The origins of the war began in 1836 when Texas declared its independence from Mexico. The new Republic of Texas considered the border between it and Mexico to be the Rio Grande River. Mexico, who didn't recognize Texas as an independent nation, considered the shared border to be the Nueces River. No true agreement over the disputed territory was ever reached. When Texas obtained American statehood in 1845, Mexico viewed Texas's annexation as a direct threat to their territory and an act of war by the United States.

In the United States, President James K. Polk was working to fulfill his campaign promise to grow the nation by acquiring Texas, including the disputed border territory. Preparing for the possibility of hostilities with Mexico once annexation was made official, President Polk sent 3,400 soldiers to Texas in June 1845. The following November, Polk sent diplomat John Slidell to Mexico with a demand to make the Rio Grande the border and an offer to buy New Mexico and California. When Mexico declined to meet with Slidell, Polk moved the troops in March 1846 from Corpus Christi into the disputed territory along the Rio Grande. There they built Fort Texas and prepared to challenge Mexico's claim to the coveted border.

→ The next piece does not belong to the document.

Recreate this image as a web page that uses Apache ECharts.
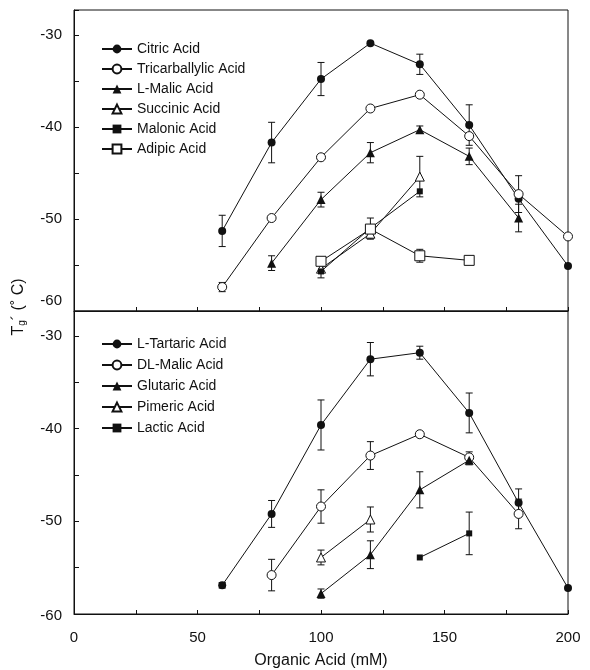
<!DOCTYPE html>
<html>
<head>
<meta charset="utf-8">
<script src="https://cdn.jsdelivr.net/npm/echarts@6/dist/echarts.min.js"></script>
<style>
  html, body { margin: 0; padding: 0; background: #fff; }
  #chart { width: 590px; height: 670px; }
</style>
</head>
<body>
<div id="chart"></div>
<script>
// Organic acid concentrations (mM) shared by every series
const conc = [60, 80, 100, 120, 140, 160, 180, 200];

// Upper panel: Tg' (°C) and standard deviations
const citric      = [-51.3, -41.7, -34.8, -30.9, -33.2, -39.8, -47.8, -55.1];
const citricErr   = [1.7, 2.2, 1.8, 0, 1.1, 2.2, 0, 0];
const tricarb     = [-57.4, -49.9, -43.3, -38.0, -36.5, -41.0, -47.3, -51.9];
const tricarbErr  = [0.5, 0, 0, 0, 0, 0, 2.0, 0];
const lMalic      = [null, -54.8, -47.9, -42.8, -40.3, -43.2, -49.9, null];
const lMalicErr   = [0, 0.8, 0.8, 1.1, 0.4, 0.9, 1.5, 0];
const succinic    = [null, null, -55.4, -51.6, -45.4, null, null, null];
const succinicErr = [0, 0, 0, 0.6, 2.2, 0, 0, 0];
const malonic     = [null, null, -55.7, -51.0, -47.0, null, null, null];
const malonicErr  = [0, 0, 0.7, 1.1, 0, 0, 0, 0];
const adipic      = [null, null, -54.6, -51.1, -54.0, -54.5, null, null];
const adipicErr   = [0, 0, 0, 0, 0.7, 0, 0, 0];

// Lower panel
const tartaric    = [-56.9, -49.2, -39.6, -32.5, -31.8, -38.3, -48.0, -57.2];
const tartaricErr = [0.3, 1.45, 2.7, 1.8, 0.7, 2.15, 1.5, 0];
const dlMalic     = [null, -55.8, -48.4, -42.9, -40.6, -43.1, -49.2, null];
const dlMalicErr  = [0, 1.7, 1.8, 1.5, 0.3, 0.6, 1.6, 0];
const glutaric    = [null, null, -57.8, -53.6, -46.6, -43.4, null, null];
const glutaricErr = [0, 0, 0.5, 1.5, 1.95, 0.5, 0, 0];
const pimeric     = [null, null, -53.9, -49.8, null, null, null, null];
const pimericErr  = [0, 0, 0.8, 1.35, 0, 0, 0, 0];
const lactic      = [null, null, null, null, -53.9, -51.3, null, null];
const lacticErr   = [0, 0, 0, 0, 0, 2.3, 0, 0];

// Axis ticks
const yMin = -60, yMax = -27.3, yStep = 5;
const xMin = 0, xMax = 200, xStep = 25;

const INK = '#111';
const FONT = 'Liberation Sans, Arial, sans-serif';

const markerStyles = {
  filledCircle: { symbol: 'circle', symbolSize: 8, itemStyle: { color: INK } },
  openCircle:   { symbol: 'circle', symbolSize: 9, itemStyle: { color: '#fff', borderColor: INK, borderWidth: 1 } },
  filledTri:    { symbol: 'triangle', symbolSize: 9, itemStyle: { color: INK } },
  openTri:      { symbol: 'triangle', symbolSize: 9, itemStyle: { color: '#fff', borderColor: INK, borderWidth: 1 } },
  filledSquare: { symbol: 'rect', symbolSize: 6, itemStyle: { color: INK } },
  openSquare:   { symbol: 'rect', symbolSize: 10, itemStyle: { color: '#fff', borderColor: INK, borderWidth: 1 } }
};

function points(vals) {
  return conc.map((x, i) => [x, vals[i]]).filter(d => d[1] != null);
}

function lineSeries(name, vals, marker, panel) {
  return Object.assign({
    type: 'line',
    name: name,
    xAxisIndex: panel,
    yAxisIndex: panel,
    data: points(vals),
    lineStyle: { color: INK, width: 1 },
    z: 3
  }, markerStyles[marker]);
}

function errorData(list) {
  const out = [];
  list.forEach(([vals, errs]) => {
    conc.forEach((x, i) => {
      if (vals[i] != null && errs[i] > 0) out.push([x, vals[i], errs[i]]);
    });
  });
  return out;
}

function errorSeries(list, panel) {
  return {
    type: 'custom',
    xAxisIndex: panel,
    yAxisIndex: panel,
    z: 2,
    silent: true,
    data: errorData(list),
    encode: { x: 0, y: 1 },
    renderItem: function (params, api) {
      const x = api.value(0), y = api.value(1), e = api.value(2);
      const hi = api.coord([x, y + e]);
      const lo = api.coord([x, y - e]);
      const w = 3.5;
      const st = { stroke: INK, lineWidth: 1 };
      return {
        type: 'group',
        children: [
          { type: 'line', shape: { x1: hi[0], y1: hi[1], x2: lo[0], y2: lo[1] }, style: st },
          { type: 'line', shape: { x1: hi[0] - w, y1: hi[1], x2: hi[0] + w, y2: hi[1] }, style: st },
          { type: 'line', shape: { x1: lo[0] - w, y1: lo[1], x2: lo[0] + w, y2: lo[1] }, style: st }
        ]
      };
    }
  };
}

function yAxis(panel) {
  return {
    type: 'value',
    gridIndex: panel,
    min: yMin, max: yMax, interval: yStep,
    axisLine: { show: true, lineStyle: { color: INK, width: 1 } },
    axisTick: { show: true, inside: true, length: 5, lineStyle: { color: INK } },
    splitLine: { show: false },
    axisLabel: {
      margin: 12,
      color: INK,
      fontFamily: FONT,
      fontSize: 15,
      formatter: function (v) {
        if (Math.abs(v % 10) > 1e-6) return '';
        if (v === -60) return panel === 0 ? '{up|-60}' : '{down|-60}';
        return String(v);
      },
      rich: {
        up:   { fontFamily: FONT, fontSize: 15, color: INK, padding: [0, 0, 20, 0] },
        down: { fontFamily: FONT, fontSize: 15, color: INK, padding: [4, 0, 0, 0] }
      }
    }
  };
}

function xAxis(panel) {
  const ax = {
    type: 'value',
    gridIndex: panel,
    min: xMin, max: xMax, interval: xStep,
    axisLine: { show: true, lineStyle: { color: INK, width: 1 } },
    axisTick: { show: true, inside: true, length: 4, lineStyle: { color: INK } },
    splitLine: { show: false },
    axisLabel: {
      show: panel === 1,
      margin: 16,
      color: INK,
      fontFamily: FONT,
      fontSize: 15,
      formatter: v => (v % 50 === 0 ? String(v) : '')
    }
  };
  if (panel === 1) {
    ax.name = 'Organic Acid (mM)';
    ax.nameLocation = 'middle';
    ax.nameGap = 39;
    ax.nameTextStyle = { color: INK, fontFamily: FONT, fontSize: 16 };
  }
  return ax;
}

const topNames = ['Citric Acid', 'Tricarballylic Acid', 'L-Malic Acid', 'Succinic Acid', 'Malonic Acid', 'Adipic Acid'];
const bottomNames = ['L-Tartaric Acid', 'DL-Malic Acid', 'Glutaric Acid', 'Pimeric Acid', 'Lactic Acid'];

function legend(names, top, gap) {
  return {
    data: names,
    orient: 'vertical',
    left: 101,
    top: top,
    padding: 0,
    itemWidth: 30,
    itemHeight: 11,
    itemGap: gap,
    selectedMode: false,
    textStyle: { color: INK, fontFamily: FONT, fontSize: 14 },
    inactiveColor: INK
  };
}

const chart = echarts.init(document.getElementById('chart'), null, { renderer: 'canvas' });

chart.setOption({
  backgroundColor: '#fff',
  animation: false,
  grid: [
    { left: 74, right: 22, top: 10, height: 301, show: true, borderColor: INK, borderWidth: 1, backgroundColor: 'transparent' },
    { left: 74, right: 22, top: 311, height: 303, show: true, borderColor: INK, borderWidth: 1, backgroundColor: 'transparent' }
  ],
  xAxis: [xAxis(0), xAxis(1)],
  yAxis: [yAxis(0), yAxis(1)],
  legend: [legend(topNames, 42, 6), legend(bottomNames, 337, 7)],
  graphic: [{
    type: 'text',
    x: 19,
    y: 307,
    rotation: Math.PI / 2,
    style: {
      text: 'T{g|g}\u00b4 (\u02da C)',
      fill: INK,
      font: '16px ' + FONT,
      align: 'center',
      verticalAlign: 'middle',
      rich: { g: { fontSize: 10, fontFamily: FONT, fill: INK, padding: [6, 0, 0, 0] } }
    }
  }],
  series: [
    errorSeries([[citric, citricErr], [tricarb, tricarbErr], [lMalic, lMalicErr],
                 [succinic, succinicErr], [malonic, malonicErr], [adipic, adipicErr]], 0),
    lineSeries('Citric Acid', citric, 'filledCircle', 0),
    lineSeries('Tricarballylic Acid', tricarb, 'openCircle', 0),
    lineSeries('L-Malic Acid', lMalic, 'filledTri', 0),
    lineSeries('Succinic Acid', succinic, 'openTri', 0),
    lineSeries('Malonic Acid', malonic, 'filledSquare', 0),
    lineSeries('Adipic Acid', adipic, 'openSquare', 0),

    errorSeries([[tartaric, tartaricErr], [dlMalic, dlMalicErr], [glutaric, glutaricErr],
                 [pimeric, pimericErr], [lactic, lacticErr]], 1),
    lineSeries('L-Tartaric Acid', tartaric, 'filledCircle', 1),
    lineSeries('DL-Malic Acid', dlMalic, 'openCircle', 1),
    lineSeries('Glutaric Acid', glutaric, 'filledTri', 1),
    lineSeries('Pimeric Acid', pimeric, 'openTri', 1),
    lineSeries('Lactic Acid', lactic, 'filledSquare', 1)
  ]
});
</script>
</body>
</html>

Stating, "Attack the enemy that is attacking us," Mexican President Mariano Paredes ordered troops to cross the Rio Grande and engage the U.S. Army at Palo Alto on May 8, 1846. U.S. President Polk responded, "Mexico has invaded our territory [and] shed American blood on American soil."

Two years of vicious warfare ensued.

These two swords represent both sides of the conflict. The U.S. model cutlass was one of the principle swords issued to the U. S. Navy beginning in 1841 and continued to be used through the U.S.-Mexican War. The navy played a key role during the war by leading the U.S. attack on Mexico through the Gulf of Mexico. The Mexican Cuirassier saber was a sword carried by the Mexican army's heavy cavalry, mounted soldiers who bore the brunt of the initial attack. These soldiers wore metal breastplates and metal helmets.

When at last the war ended in May 1848, approximately 44,000 Mexican and U.S. soldiers lay dead or wounded.

The Treaty of Guadalupe Hidalgo ended the war between the U.S. and Mexico. Mexico gave up its claims to Texas, the border between the two countries was set at the Rio Grande, and both California and New Mexico were ceded to the United States.